Facebook: How Did It All Go Wrong?

Facebook generates huge profits and causes big problems for governments in many countries. But can it be fixed?

Undermining customers

Facebook has grown at an incredible speed to become one of the most influential companies in the world. But it is under intense pressure to explain its actions. Its promise to protect people’s personal data was undermined during the 2016 Brexit vote and the 2016 US elections. During the period information, misinformation and lies swirled around the network with little control or concern over what was and wasn’t true.  

The company’s digital age success story is founded on old-fashioned advertising, as it captures the attention of customers and keeps them engaged. One criticism of the company is that it provides users with what they want in a way that polarises opinion, stokes fear and stirs anger between different groups. The company’s algorithms are designed to entice users by offering the material they want, regardless of the quality of the source. Driving activity on a social media platform may not seem too dangerous an occupation but the company is also under intense scrutiny for its effect on the mental health of young people.
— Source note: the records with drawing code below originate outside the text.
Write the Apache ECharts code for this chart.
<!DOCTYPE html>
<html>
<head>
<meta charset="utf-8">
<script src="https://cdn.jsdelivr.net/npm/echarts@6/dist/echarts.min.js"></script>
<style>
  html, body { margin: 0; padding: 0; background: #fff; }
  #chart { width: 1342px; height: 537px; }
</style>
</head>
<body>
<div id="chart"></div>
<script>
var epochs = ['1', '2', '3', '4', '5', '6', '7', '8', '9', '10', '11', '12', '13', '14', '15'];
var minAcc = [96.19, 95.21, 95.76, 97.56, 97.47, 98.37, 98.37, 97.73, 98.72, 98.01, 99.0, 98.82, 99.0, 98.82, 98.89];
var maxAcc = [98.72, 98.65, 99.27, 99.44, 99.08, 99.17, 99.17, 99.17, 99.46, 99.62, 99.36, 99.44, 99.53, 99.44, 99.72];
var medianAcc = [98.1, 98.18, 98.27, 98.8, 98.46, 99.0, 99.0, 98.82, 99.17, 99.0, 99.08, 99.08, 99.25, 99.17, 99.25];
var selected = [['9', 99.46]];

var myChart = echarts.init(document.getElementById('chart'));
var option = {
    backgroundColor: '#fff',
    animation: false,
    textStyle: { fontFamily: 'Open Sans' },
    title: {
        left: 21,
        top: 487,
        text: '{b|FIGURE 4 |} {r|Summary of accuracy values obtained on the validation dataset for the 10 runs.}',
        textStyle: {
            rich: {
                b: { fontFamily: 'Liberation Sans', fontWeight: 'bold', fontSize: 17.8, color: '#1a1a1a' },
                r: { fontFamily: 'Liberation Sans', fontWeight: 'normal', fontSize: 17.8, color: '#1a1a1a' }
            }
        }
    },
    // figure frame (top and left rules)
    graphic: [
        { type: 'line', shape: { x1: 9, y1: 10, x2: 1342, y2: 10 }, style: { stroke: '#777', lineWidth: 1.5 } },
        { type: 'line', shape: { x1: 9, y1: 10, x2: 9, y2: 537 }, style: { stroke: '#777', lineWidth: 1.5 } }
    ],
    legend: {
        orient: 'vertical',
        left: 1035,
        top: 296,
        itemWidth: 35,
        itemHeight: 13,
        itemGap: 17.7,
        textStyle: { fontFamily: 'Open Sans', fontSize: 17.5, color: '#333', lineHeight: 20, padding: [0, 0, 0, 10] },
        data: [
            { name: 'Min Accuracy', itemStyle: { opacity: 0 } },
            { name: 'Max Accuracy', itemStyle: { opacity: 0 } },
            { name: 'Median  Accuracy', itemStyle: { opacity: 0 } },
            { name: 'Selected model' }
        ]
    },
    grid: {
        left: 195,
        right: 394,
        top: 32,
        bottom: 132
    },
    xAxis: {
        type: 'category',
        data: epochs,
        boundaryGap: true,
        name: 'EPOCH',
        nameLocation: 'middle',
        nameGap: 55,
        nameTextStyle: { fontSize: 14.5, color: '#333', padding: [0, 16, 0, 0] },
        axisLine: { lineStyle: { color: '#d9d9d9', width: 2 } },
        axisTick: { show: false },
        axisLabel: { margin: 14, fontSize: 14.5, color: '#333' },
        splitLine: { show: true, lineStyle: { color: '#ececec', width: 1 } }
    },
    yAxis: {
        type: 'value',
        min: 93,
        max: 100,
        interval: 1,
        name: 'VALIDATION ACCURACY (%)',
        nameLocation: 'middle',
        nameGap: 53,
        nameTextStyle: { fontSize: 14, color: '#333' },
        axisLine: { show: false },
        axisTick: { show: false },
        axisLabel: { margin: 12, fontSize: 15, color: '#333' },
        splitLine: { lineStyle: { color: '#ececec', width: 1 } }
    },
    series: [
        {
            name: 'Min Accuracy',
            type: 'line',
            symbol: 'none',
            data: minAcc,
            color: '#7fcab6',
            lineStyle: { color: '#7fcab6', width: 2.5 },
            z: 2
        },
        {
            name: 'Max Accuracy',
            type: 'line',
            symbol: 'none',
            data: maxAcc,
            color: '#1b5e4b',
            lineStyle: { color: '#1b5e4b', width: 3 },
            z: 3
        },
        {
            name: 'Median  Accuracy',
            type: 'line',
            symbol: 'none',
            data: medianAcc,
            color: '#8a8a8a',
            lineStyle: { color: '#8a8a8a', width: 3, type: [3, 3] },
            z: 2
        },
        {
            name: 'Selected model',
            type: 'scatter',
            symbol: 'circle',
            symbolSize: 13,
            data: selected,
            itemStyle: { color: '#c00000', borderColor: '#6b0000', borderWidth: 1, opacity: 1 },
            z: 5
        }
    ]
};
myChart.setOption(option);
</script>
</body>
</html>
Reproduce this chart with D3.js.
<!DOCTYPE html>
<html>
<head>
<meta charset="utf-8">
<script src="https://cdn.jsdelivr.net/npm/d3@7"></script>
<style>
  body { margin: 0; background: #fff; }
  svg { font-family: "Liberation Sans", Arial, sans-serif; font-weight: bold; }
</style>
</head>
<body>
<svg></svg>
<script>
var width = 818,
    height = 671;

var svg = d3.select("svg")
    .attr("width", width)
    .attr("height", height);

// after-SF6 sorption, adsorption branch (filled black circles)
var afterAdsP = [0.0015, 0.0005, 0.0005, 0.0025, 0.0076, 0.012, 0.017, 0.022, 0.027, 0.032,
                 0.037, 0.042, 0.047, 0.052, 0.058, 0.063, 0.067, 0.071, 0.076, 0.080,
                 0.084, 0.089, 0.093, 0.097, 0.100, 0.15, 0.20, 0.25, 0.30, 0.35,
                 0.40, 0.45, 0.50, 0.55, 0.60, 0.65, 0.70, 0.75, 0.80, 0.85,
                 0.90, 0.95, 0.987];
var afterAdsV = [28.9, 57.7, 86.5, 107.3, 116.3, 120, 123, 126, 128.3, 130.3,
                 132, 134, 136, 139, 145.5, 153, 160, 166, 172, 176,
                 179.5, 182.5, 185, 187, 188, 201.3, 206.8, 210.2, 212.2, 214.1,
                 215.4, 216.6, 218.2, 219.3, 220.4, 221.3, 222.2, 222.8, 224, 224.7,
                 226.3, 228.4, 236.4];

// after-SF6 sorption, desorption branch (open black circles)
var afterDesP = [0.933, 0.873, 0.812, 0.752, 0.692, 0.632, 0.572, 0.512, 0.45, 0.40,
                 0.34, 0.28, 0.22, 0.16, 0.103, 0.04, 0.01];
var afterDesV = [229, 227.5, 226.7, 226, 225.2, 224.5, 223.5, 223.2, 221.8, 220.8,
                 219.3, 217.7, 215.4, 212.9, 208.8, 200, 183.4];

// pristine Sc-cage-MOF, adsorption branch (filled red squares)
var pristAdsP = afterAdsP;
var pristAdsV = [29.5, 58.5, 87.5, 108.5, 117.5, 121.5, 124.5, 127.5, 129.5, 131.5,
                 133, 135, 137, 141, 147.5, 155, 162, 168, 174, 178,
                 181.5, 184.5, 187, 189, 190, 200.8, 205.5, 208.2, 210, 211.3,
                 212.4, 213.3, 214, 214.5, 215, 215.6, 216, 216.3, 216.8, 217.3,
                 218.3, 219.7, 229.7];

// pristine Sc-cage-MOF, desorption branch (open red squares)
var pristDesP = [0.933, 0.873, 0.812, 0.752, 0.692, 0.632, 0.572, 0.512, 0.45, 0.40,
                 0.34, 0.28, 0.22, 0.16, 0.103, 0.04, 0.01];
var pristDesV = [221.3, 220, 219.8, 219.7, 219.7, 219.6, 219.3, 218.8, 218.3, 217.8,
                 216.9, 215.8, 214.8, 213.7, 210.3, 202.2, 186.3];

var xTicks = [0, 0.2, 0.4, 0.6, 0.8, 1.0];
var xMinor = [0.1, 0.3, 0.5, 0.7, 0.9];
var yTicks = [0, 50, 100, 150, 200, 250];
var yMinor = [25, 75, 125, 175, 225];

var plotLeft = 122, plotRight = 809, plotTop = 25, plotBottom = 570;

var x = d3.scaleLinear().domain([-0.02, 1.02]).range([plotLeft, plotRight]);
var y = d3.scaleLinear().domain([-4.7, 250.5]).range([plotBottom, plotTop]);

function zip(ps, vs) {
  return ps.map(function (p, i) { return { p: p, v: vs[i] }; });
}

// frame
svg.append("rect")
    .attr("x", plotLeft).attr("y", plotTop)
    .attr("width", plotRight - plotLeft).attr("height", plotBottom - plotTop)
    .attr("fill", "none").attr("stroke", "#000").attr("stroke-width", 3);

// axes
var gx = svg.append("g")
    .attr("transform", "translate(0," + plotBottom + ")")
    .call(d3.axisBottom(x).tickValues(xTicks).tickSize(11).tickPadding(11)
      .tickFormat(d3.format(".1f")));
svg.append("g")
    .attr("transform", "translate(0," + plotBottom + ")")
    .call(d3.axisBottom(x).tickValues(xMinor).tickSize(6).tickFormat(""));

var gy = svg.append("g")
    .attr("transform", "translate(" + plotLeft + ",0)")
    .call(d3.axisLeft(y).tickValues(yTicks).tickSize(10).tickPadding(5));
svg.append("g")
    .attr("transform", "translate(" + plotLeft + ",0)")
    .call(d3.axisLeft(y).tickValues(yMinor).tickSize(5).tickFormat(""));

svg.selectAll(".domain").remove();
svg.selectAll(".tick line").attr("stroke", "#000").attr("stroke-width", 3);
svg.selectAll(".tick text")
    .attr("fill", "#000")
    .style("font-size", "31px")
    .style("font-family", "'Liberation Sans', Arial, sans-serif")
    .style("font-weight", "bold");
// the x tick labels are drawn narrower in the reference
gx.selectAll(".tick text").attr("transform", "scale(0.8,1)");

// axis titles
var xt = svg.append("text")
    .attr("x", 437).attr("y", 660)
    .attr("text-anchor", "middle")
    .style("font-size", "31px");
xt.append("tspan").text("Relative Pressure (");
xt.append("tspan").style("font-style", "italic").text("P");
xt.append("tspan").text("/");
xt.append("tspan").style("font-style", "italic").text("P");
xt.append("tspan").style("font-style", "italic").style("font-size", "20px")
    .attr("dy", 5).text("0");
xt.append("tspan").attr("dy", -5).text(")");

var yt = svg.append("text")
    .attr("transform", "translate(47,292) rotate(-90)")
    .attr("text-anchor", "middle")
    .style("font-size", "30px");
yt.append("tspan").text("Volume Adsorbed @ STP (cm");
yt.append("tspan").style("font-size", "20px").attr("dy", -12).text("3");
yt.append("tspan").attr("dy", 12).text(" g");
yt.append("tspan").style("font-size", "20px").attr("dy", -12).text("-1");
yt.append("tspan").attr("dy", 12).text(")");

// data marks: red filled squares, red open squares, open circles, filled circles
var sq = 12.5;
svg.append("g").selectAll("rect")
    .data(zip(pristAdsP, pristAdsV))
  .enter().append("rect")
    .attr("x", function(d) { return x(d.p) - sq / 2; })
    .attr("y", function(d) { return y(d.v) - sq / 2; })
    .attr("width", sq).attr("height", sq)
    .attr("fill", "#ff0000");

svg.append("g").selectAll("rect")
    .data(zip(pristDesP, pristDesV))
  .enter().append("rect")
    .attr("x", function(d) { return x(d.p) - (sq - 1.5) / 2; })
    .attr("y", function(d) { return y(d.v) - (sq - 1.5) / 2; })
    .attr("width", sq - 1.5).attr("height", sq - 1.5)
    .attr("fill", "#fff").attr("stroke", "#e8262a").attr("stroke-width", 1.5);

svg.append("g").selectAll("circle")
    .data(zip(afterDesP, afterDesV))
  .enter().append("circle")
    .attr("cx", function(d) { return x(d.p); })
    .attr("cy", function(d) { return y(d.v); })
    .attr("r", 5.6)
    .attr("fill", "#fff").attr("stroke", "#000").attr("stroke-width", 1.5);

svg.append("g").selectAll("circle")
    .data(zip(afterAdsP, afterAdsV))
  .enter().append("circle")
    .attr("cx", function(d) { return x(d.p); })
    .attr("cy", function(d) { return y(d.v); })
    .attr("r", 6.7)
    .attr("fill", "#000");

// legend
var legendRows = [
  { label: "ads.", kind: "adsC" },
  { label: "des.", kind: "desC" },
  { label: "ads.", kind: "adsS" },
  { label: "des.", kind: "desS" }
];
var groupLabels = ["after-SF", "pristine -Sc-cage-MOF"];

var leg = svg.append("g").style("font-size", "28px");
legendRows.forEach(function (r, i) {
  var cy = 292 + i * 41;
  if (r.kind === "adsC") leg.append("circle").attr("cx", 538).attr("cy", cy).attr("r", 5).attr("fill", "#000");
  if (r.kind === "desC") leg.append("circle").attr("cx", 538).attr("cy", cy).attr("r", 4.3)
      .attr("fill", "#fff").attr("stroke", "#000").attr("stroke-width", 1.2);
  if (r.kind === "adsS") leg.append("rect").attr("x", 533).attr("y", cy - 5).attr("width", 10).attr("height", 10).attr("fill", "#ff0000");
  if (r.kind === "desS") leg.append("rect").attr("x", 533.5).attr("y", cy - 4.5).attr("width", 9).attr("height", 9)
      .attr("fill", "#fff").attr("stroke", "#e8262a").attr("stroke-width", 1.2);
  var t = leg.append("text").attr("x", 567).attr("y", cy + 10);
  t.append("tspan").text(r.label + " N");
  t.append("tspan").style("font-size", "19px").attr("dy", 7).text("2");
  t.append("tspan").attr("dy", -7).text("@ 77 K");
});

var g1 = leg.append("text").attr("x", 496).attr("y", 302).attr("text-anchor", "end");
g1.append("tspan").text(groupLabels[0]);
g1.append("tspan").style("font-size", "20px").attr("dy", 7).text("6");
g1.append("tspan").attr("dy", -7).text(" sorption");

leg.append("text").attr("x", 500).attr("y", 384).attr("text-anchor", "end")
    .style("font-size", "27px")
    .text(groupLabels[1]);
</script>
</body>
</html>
The currency of the company is people’s private data, which it collects from everywhere and not only directly from customers. Difficulties arise when such data is marketed as part of the operation of the business, not least because it distorts figures. The aim of the company to connect everyone is used to find better ways of collecting and selling information to advertisers. Customers seldom question how their information is managed as they use the platform to talk to and share updates with friends and family. But there is a growing sense of unease amongst politicians and the public about how the company treats the information it holds.

Undermining democracy

The democratic process depends on the free and open reporting of facts and a commitment to the letter and spirit of the law. It also depends on a strong, trustworthy and sustainable press. And when a small number of companies soak up the vast majority of advertising spend it leaves little room for journalists to report the truth. In this context, Facebook’s use of data is indiscriminate as it presents true, partially true and untrue information with the same ease. News from the company is what users choose it to be as they are provided with information that confirms their view of the world regardless of its validity. The company’s reach stretches around the world but its success masks the damage done to the privacy of individuals and the fair running of democratic elections. Unscrupulous organisations and countries also exploit the company for their own gain, which weakens its vision of protecting customers and acting as a force for good.